The Canada Dry Bottling Company of New York (an independent bottler) has owned the line since 1982. Trademark applications in past years show that soft drinks in bottles bearing the “Dr. Brown’s” brand name have been in interstate commerce since 1886, a year later than the date claimed for Moxie.
However, Cel-Ray, and perhaps other types of Dr. Brown soft drinks, had been sold in New York before then.

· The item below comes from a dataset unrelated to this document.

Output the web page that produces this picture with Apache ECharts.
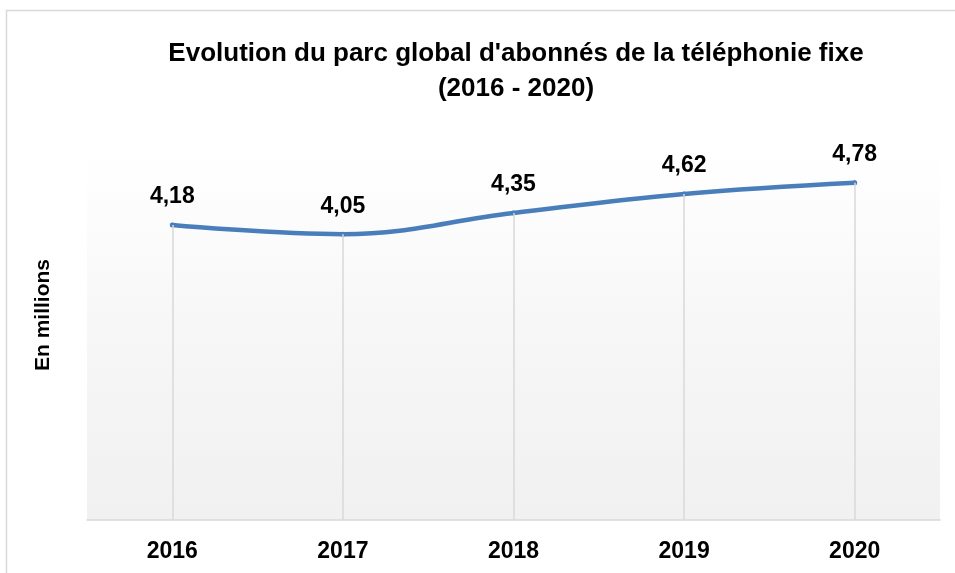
<!DOCTYPE html>
<html lang="fr">
<head>
    <meta charset="UTF-8">
    <title>Evolution du parc global d'abonnés de la téléphonie fixe</title>
    <style>
        * { margin: 0; padding: 0; }
        #chart { width: 955px; height: 573px; background: #fff; }
    </style>
</head>
<body>
    <div id="chart"></div>
    <script src="https://cdn.jsdelivr.net/npm/echarts@6/dist/echarts.min.js"></script>
    <script>
        var years = ['2016', '2017', '2018', '2019', '2020'];
        var abonnes = [4.18, 4.05, 4.35, 4.62, 4.78];

        var font = "'Liberation Sans', Arial, sans-serif";

        // lignes verticales du point jusqu'à l'axe
        var dropLines = abonnes.map(function (v, i) {
            return [{ coord: [i, v] }, { coord: [i, 0] }];
        });

        var myChart = echarts.init(document.getElementById('chart'));
        myChart.setOption({
            animation: false,
            title: {
                text: "Evolution du parc global d'abonnés de la téléphonie fixe\n(2016 - 2020)",
                left: 511,
                textAlign: 'center',
                top: 31,
                textStyle: { fontFamily: font, fontSize: 26, fontWeight: 'bold', color: '#000', lineHeight: 35 }
            },
            graphic: [
                {
                    type: 'rect',
                    shape: { x: 6.5, y: 10.5, width: 960, height: 570 },
                    style: { fill: 'none', stroke: '#d9d9d9', lineWidth: 1.5 },
                    silent: true
                },
                {
                    type: 'text',
                    x: 43, y: 315, rotation: Math.PI / 2,
                    style: {
                        text: 'En millions', fill: '#000',
                        font: "bold 21px 'Liberation Sans', Arial, sans-serif",
                        align: 'center', verticalAlign: 'middle'
                    }
                }
            ],
            grid: {
                left: 87, right: 15, top: 153, bottom: 53,
                show: true, borderWidth: 0,
                backgroundColor: new echarts.graphic.LinearGradient(0, 0, 0, 1, [
                    { offset: 0, color: '#ffffff' },
                    { offset: 0.6, color: '#f5f5f5' },
                    { offset: 1, color: '#f1f1f1' }
                ])
            },
            xAxis: {
                type: 'category',
                data: years,
                axisLine: { lineStyle: { color: '#d9d9d9', width: 1.5 } },
                axisTick: { length: 8, lineStyle: { color: '#d9d9d9', width: 1.5 } },
                axisLabel: { color: '#000', fontFamily: font, fontSize: 23, fontWeight: 'bold', margin: 20 }
            },
            yAxis: {
                type: 'value',
                min: 0, max: 5.2,
                show: false,
                splitLine: { show: false }
            },
            series: [{
                type: 'line',
                data: abonnes,
                smooth: 0.4,
                symbol: 'circle',
                symbolSize: 5,
                showSymbol: true,
                lineStyle: { color: '#4a7ebb', width: 4.5, cap: 'round' },
                itemStyle: { color: '#4a7ebb' },
                label: {
                    show: true, position: 'top', distance: 14,
                    formatter: function (p) { return p.value.toFixed(2).replace('.', ','); },
                    fontFamily: font, fontSize: 23, fontWeight: 'bold', color: '#000'
                },
                markLine: {
                    silent: true,
                    symbol: 'none',
                    label: { show: false },
                    lineStyle: { color: '#d9d9d9', width: 1.5, type: 'solid' },
                    data: dropLines
                },
                z: 3
            }]
        });
    </script>
</body>
</html>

An article in the New York Times on Feb. 22, 1984, said of Dr. Brown soft drinks:
“The brand has been around since 1869 when, as legend has it, a Dr. Brown from the Williamsburg section of Brooklyn produced a celery soda and persuaded a friend at the Scholz Bottling Company to market it as a celery tonic, according to Mr. [Dennis] Berberich [president of Canada Dry Bottling of New York]. In the 1920’s, the New York American Beverage Company purchased the Scholz facility in Williamsburg and produced Dr. Brown’s until 1967, when American Beverage acquired it.”
Commonly sold in Jewish delicatessens, Cel-Ray was once dubbed “Jewish champagne” by Walter Winchell.
I tried it about 50 years ago after attending a children’s matinee at the Fox Theater in Westwood. There was then a delicatessen next door which carried Dr. Brown sodas. I was never tempted to try Cel-Ray since.
A columnist for the Atlantic Constitution had the same reaction. Responding to a reader’s inquiry as to where Cel-Ray might be purchased, Sabine Morrow wrote last month:
“Alissa, your request prompted some of us to do something we’ve never considered: drink a celery-flavored soda. And we’re never doing that again, thank you.”